The training simulators are gone, the shuttle Mission Control is gone, the operations contractor is out of business, the workforce is dispersed. Consummatum est.

Answer 2

The Space Shuttle (or any complicated system for that matter) is not just composed of the hardware itself. It is a system composed of all the infrastructure needed to get it to work. The hardware needed to manufacture and quality check the specific components, the hundreds or thousands of scientists, engineers, technicians and mechanics with specific domain knowledge who are now retired or in different jobs. Think of the shuttle itself as the capstone of a gigantic pyramid of social, scientific and commercial infrastructure.

The space shuttle is composed of thousands of subsystems that all (or almost all) have to work just right for the shuttle to even lift off. Without the army of people with intimate knowledge of the subsystems they are responsible for, the supply chain for the manufacture of the many and varied specialty parts, and the huge flow of cash to maintain the existence of both even during periods of no activity, you're not going to get a space shuttle to orbit.

Answer 3

The biggest problem with trying to launch a shuttle today is that all of their engines (both used and spare) have been cannibalised for the SLS program and are currently undergoing upgrades and testing with relation to that.

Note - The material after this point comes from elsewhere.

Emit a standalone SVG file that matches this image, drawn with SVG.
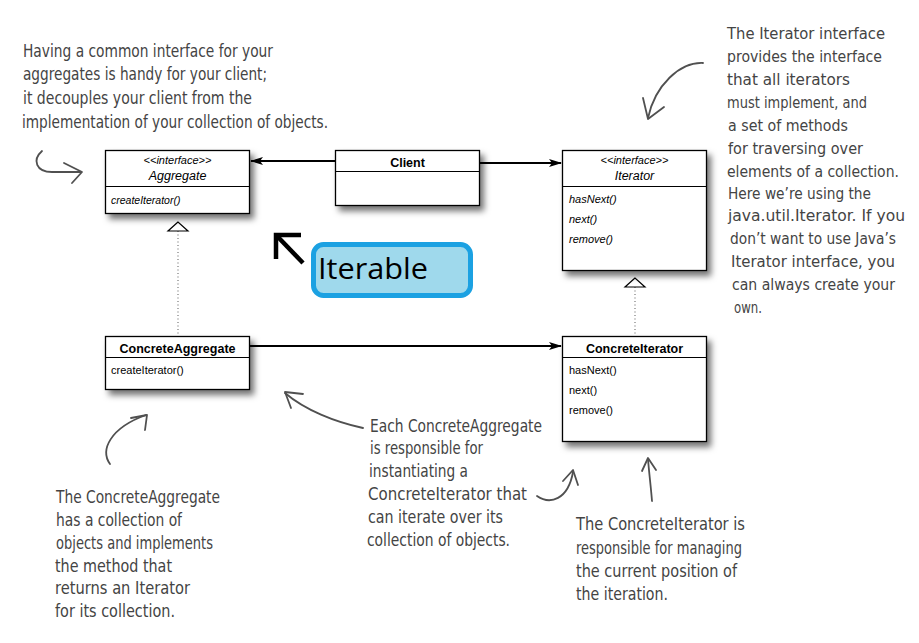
<svg xmlns="http://www.w3.org/2000/svg" width="919" height="643" viewBox="0 0 919 643">
<style>
.box{fill:#fff;stroke:#000;stroke-width:1.3}
.div{stroke:#000;stroke-width:1}
.t{font-family:"Liberation Sans",Arial,sans-serif;fill:#000}
.title{font-size:12.5px;font-weight:bold}
.it{font-style:italic}
.m{font-size:11px}
.conn{stroke:#000;stroke-width:2.2;fill:none}
.dot{stroke:#777;stroke-width:1.2;stroke-dasharray:1 2.5;fill:none}
.tri{fill:#fff;stroke:#000;stroke-width:1.2}
.hand{font-family:"DejaVu Sans Condensed","DejaVu Sans",sans-serif;font-size:18px;fill:#444}
.hs{font-size:15px}
.harrow{stroke:#505050;stroke-width:1.8;fill:none;stroke-linecap:round;stroke-linejoin:round}
</style>
<defs>
<filter id="sh" x="-10%" y="-10%" width="130%" height="140%">
<feDropShadow dx="4" dy="5" stdDeviation="3" flood-color="#000" flood-opacity="0.55"/>
</filter>
<marker id="ah" markerWidth="13" markerHeight="10" refX="12" refY="5" orient="auto" markerUnits="userSpaceOnUse">
<path d="M0,1 L13,5 L0,9 L3,5 z" fill="#000"/>
</marker>
</defs>
<rect width="919" height="643" fill="#fff"/>

<g id="connectors">
<line class="conn" x1="335" y1="161" x2="251" y2="161" marker-end="url(#ah)"/>
<line class="conn" x1="479" y1="163" x2="561" y2="163" marker-end="url(#ah)"/>
<line class="conn" x1="250" y1="346" x2="561" y2="346" marker-end="url(#ah)"/>
<line class="dot" x1="178" y1="231" x2="178" y2="336"/>
<polygon class="tri" points="178,222 168,231 188,231"/>
<line class="dot" x1="635" y1="287" x2="635" y2="336"/>
<polygon class="tri" points="635,278 625,287 645,287"/>
</g>

<g id="aggregate">
<rect class="box" x="105.5" y="150.5" width="144" height="63" filter="url(#sh)"/>
<line class="div" x1="105.5" y1="186.5" x2="249.5" y2="186.5"/>
<text class="t it m" x="177.5" y="164" text-anchor="middle">&lt;&lt;interface&gt;&gt;</text>
<text class="t it" font-size="12.5" x="177.5" y="180" text-anchor="middle">Aggregate</text>
<text class="t it" font-size="10.5" x="111" y="204">createIterator()</text>
</g>

<g id="client">
<rect class="box" x="335.5" y="150.5" width="144" height="55" filter="url(#sh)"/>
<line class="div" x1="335.5" y1="171.5" x2="479.5" y2="171.5"/>
<text class="t title" x="407.5" y="167" text-anchor="middle">Client</text>
</g>

<g id="iterator">
<rect class="box" x="562.5" y="150.5" width="144" height="120" filter="url(#sh)"/>
<line class="div" x1="562.5" y1="186.5" x2="706.5" y2="186.5"/>
<text class="t it m" x="634.5" y="164" text-anchor="middle">&lt;&lt;interface&gt;&gt;</text>
<text class="t it" font-size="12.5" x="634.5" y="180" text-anchor="middle">Iterator</text>
<text class="t it m" x="569" y="203">hasNext()</text>
<text class="t it m" x="569" y="223">next()</text>
<text class="t it m" x="569" y="243">remove()</text>
</g>

<g id="concreteAggregate">
<rect class="box" x="105.5" y="336.5" width="144" height="53" filter="url(#sh)"/>
<line class="div" x1="105.5" y1="357.5" x2="249.5" y2="357.5"/>
<text class="t title" x="177.5" y="353" text-anchor="middle">ConcreteAggregate</text>
<text class="t m" x="111" y="374">createIterator()</text>
</g>

<g id="concreteIterator">
<rect class="box" x="562.5" y="336.5" width="144" height="105" filter="url(#sh)"/>
<line class="div" x1="562.5" y1="357.5" x2="706.5" y2="357.5"/>
<text class="t title" x="634.5" y="353" text-anchor="middle">ConcreteIterator</text>
<text class="t m" x="569" y="374">hasNext()</text>
<text class="t m" x="569" y="394">next()</text>
<text class="t m" x="569" y="414">remove()</text>
</g>

<g id="iterable">
<rect x="313.5" y="244.5" width="157" height="51" rx="10" fill="#9fd9ec" stroke="#1ba1e2" stroke-width="5"/>
<text x="318" y="279" font-family="'Open Sans','Liberation Sans',sans-serif" font-size="30" fill="#000" textLength="110" lengthAdjust="spacingAndGlyphs">Iterable</text>
<path d="M303,263 L277,236" stroke="#000" stroke-width="4.5" fill="none"/>
<path d="M301,235 L276,235 L276,259" stroke="#000" stroke-width="4.5" fill="none"/>
</g>

<g id="note-aggregate">
<text class="hand" x="23" y="57" textLength="250" lengthAdjust="spacingAndGlyphs">Having a common interface for your</text>
<text class="hand" x="23" y="80" textLength="244" lengthAdjust="spacingAndGlyphs">aggregates is handy for your client;</text>
<text class="hand" x="23" y="104" textLength="229" lengthAdjust="spacingAndGlyphs">it decouples your client from the</text>
<text class="hand" x="22" y="128" textLength="306" lengthAdjust="spacingAndGlyphs">implementation of your collection of objects.</text>
<path class="harrow" d="M42,151 C32,160 36,172 52,172 L81,172"/>
<path class="harrow" d="M64,163 L82,172 L72,183"/>
</g>

<g id="note-iterator">
<text class="hand hs" x="727" y="39" textLength="158" lengthAdjust="spacingAndGlyphs">The Iterator interface</text>
<text class="hand hs" x="727" y="62" textLength="155" lengthAdjust="spacingAndGlyphs">provides the interface</text>
<text class="hand hs" x="727" y="85" textLength="123" lengthAdjust="spacingAndGlyphs">that all iterators</text>
<text class="hand hs" x="727" y="108" textLength="140" lengthAdjust="spacingAndGlyphs">must implement, and</text>
<text class="hand hs" x="728" y="131" textLength="120" lengthAdjust="spacingAndGlyphs">a set of methods</text>
<text class="hand hs" x="728" y="154" textLength="135" lengthAdjust="spacingAndGlyphs">for traversing over</text>
<text class="hand hs" x="727" y="177" textLength="172" lengthAdjust="spacingAndGlyphs">elements of a collection.</text>
<text class="hand hs" x="728" y="199" textLength="143" lengthAdjust="spacingAndGlyphs">Here we’re using the</text>
<text class="hand hs" x="728" y="221" textLength="177" lengthAdjust="spacingAndGlyphs">java.util.Iterator.  If you</text>
<text class="hand hs" x="730" y="244" textLength="166" lengthAdjust="spacingAndGlyphs">don’t want to use Java’s</text>
<text class="hand hs" x="731" y="267" textLength="164" lengthAdjust="spacingAndGlyphs">Iterator interface, you</text>
<text class="hand hs" x="732" y="290" textLength="163" lengthAdjust="spacingAndGlyphs">can always create your</text>
<text class="hand hs" x="734" y="313" textLength="28" lengthAdjust="spacingAndGlyphs">own.</text>
<path class="harrow" d="M703,63 C680,62 655,85 648,118"/>
<path class="harrow" d="M643,98 L648,119 L664,107"/>
</g>

<g id="note-concreteAggregate">
<text class="hand" x="56" y="503" textLength="164" lengthAdjust="spacingAndGlyphs">The ConcreteAggregate</text>
<text class="hand" x="56" y="526" textLength="126" lengthAdjust="spacingAndGlyphs">has a collection of</text>
<text class="hand" x="56" y="549" textLength="157" lengthAdjust="spacingAndGlyphs">objects and implements</text>
<text class="hand" x="55" y="572" textLength="117" lengthAdjust="spacingAndGlyphs">the method that</text>
<text class="hand" x="55" y="594" textLength="135" lengthAdjust="spacingAndGlyphs">returns an Iterator</text>
<text class="hand" x="55" y="617" textLength="120" lengthAdjust="spacingAndGlyphs">for its collection.</text>
<path class="harrow" d="M110,464 C100,450 110,428 146,415"/>
<path class="harrow" d="M131,418 L147,415 L145,430"/>
</g>

<g id="note-each">
<text class="hand" x="370" y="432" textLength="172" lengthAdjust="spacingAndGlyphs">Each ConcreteAggregate</text>
<text class="hand" x="370" y="454" textLength="113" lengthAdjust="spacingAndGlyphs">is responsible for</text>
<text class="hand" x="369" y="477" textLength="99" lengthAdjust="spacingAndGlyphs">instantiating a</text>
<text class="hand" x="368" y="500" textLength="159" lengthAdjust="spacingAndGlyphs">ConcreteIterator that</text>
<text class="hand" x="368" y="523" textLength="135" lengthAdjust="spacingAndGlyphs">can iterate over its</text>
<text class="hand" x="367" y="546" textLength="143" lengthAdjust="spacingAndGlyphs">collection of objects.</text>
<path class="harrow" d="M363,428 C335,422 305,410 285,393"/>
<path class="harrow" d="M303,394 L285,392 L291,408"/>
<path class="harrow" d="M537,496 C550,505 568,500 573,472"/>
<path class="harrow" d="M563,481 L573,470 L578,485"/>
</g>

<g id="note-concreteIterator">
<text class="hand" x="576" y="530" textLength="169" lengthAdjust="spacingAndGlyphs">The ConcreteIterator is</text>
<text class="hand" x="576" y="554" textLength="166" lengthAdjust="spacingAndGlyphs">responsible for managing</text>
<text class="hand" x="576" y="577" textLength="161" lengthAdjust="spacingAndGlyphs">the current position of</text>
<text class="hand" x="576" y="600" textLength="92" lengthAdjust="spacingAndGlyphs">the iteration.</text>
<path class="harrow" d="M652,501 C651,488 649,472 648,459"/>
<path class="harrow" d="M642,471 L648,458 L656,470"/>
</g>
</svg>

Whether or not this was a sensible thing to do (it wasn't), that alone means that there is no way a shuttle could launch today. There simply aren't any engines available for them. And in case you thought it would be easy to just build some more, they're doing that anyway; the production line for these engines is in the process of being restarted... it will take another three years before it completes its first engine.

The next show stopper is that the shuttle launch pads have been taken over by other launch vehicles, and have been adapted for their use. SpaceX has spent the last several years ripping out the Shuttle-specific features at LC39A, and have recently installed their own crew access arm for their Crew Dragon spacecraft. The other shuttle pad LC39B has been similarly rendered unsuitable for a shuttle launch today.

Finally (well, I say that, but...) the shuttles themselves are now museum pieces and are no longer in a fit state to fly. They would require significant maintenance, to the point of effectively re-building them, in order to make them airworthy, let alone spaceworthy. If you started this today with a skilled workforce, you could maybe get one of them ready inside of a year. Maybe. But even if you did want to do this work, there is likely nobody around capable of doing it; the skilled personnel capable of working on the shuttle have long since moved on to different roles or retired.

Answer 4

Apart from all the missing spare parts and infrastructure: You couldn't even fly a 10 year old airplane unless you "take the entire airplane apart for inspection and overhaul". After 40 years this does not concern single parts which could be exchanged; this concerns the whole craft.

Contacts oxidize, plastic becomes brittle, lubricants gel, condensation collects, capacitors age.

But a spacecraft is to an aircraft what a formula 1 race car is to a VW Beetle. It's a radical optimization leaving very little fault tolerance. Many failures are mission critical. Gravity and atmosphere and structural stress and temperature and all the other odds are, without exception, stacked against you, and will kill you if any part fails.